Day 1645

Thursday.  Friday.

1911.02195
FPFS Shear estimator: systematic tests on the Hyper Suprime-Cam Survey First Year Data
Li, Oguri, et al

We apply the Fourier Power Function Shapelets (FPFS) shear estimator to the first year data of the Hyper Suprime-Cam survey to construct a shape catalog. The FPFS shear estimator has been demonstrated to have multiplicative bias less than one percent in the absence of blending, regardless of complexities of galaxy shapes, smears of point spread functions (PSFs) and contamination from noise. The blending bias is calibrated with realistic image simulations, which include the impact of neighboring objects, using the COSMOS Hubble Space Telescope images. Here we carefully test the influence of PSF model residual on the FPFS shear estimation and the uncertainties in the shear calibration. Internal null tests are conducted to characterize potential systematics in the FPFS shape catalog and the results are compared with those measured using a catalog where the shapes were estimated using the re-Gaussianization algorithms. Furthermore, we compare various weak lensing measurements between the FPFS shape catalog and the re-Gaussianization shape catalog and conclude that the weak lensing measurements between these two shape catalogs are consistent with each other within the statistical uncertainty.

1911.02505

Metadetection: mitigating shear-dependent object detection biases with Metacalibration

Sheldon, et al

Metacalibration is a new technique for measuring weak gravitational lensing shear that is unbiased for isolated galaxy images. In this work we test metacalibration with overlapping, or "blended" galaxy images. Using standard metacalibration, we find a few percent bias for galaxy densities relevant for current surveys, and that this bias increases with increasing galaxy number density. We show that this bias is not due to blending itself, but rather to shear-dependent object detection. If object detection is shear independent, no deblending of images is needed, in principle. We demonstrate that detection biases are accurately removed when including object detection in the metacalibration process, a technique we call metadetection.

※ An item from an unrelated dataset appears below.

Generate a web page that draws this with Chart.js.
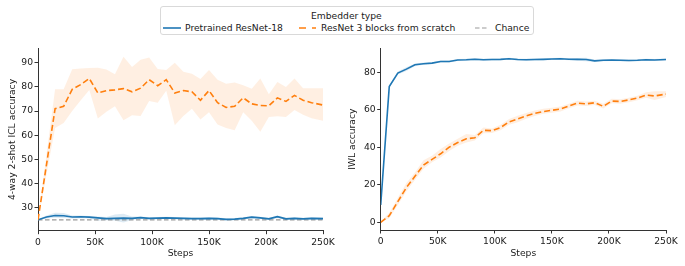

This process involves applying an artificial shear to images of small regions of sky, and performing detection and measurement on the sheared images in order to calculate a shear response. We show that the method works up to second-order shear effects even in highly blended scenes. However, because the space between objects is sheared coherently in metadetection, the accuracy is ultimately limited by how closely this process matches real data, in which some, but not all, galaxies images are sheared coherently. We find that even for the worst case scenario, in which the space between objects is completely unsheared, the bias is at most a few tenths of a percent for future surveys. We show that the primary technical challenge for metadetection, deconvolution using a spatially varying point-spread-function, does not result in a significant bias for typical imaging surveys. Finally, we discuss additional technical challenges that must be met in order to implement metadetection for real surveys.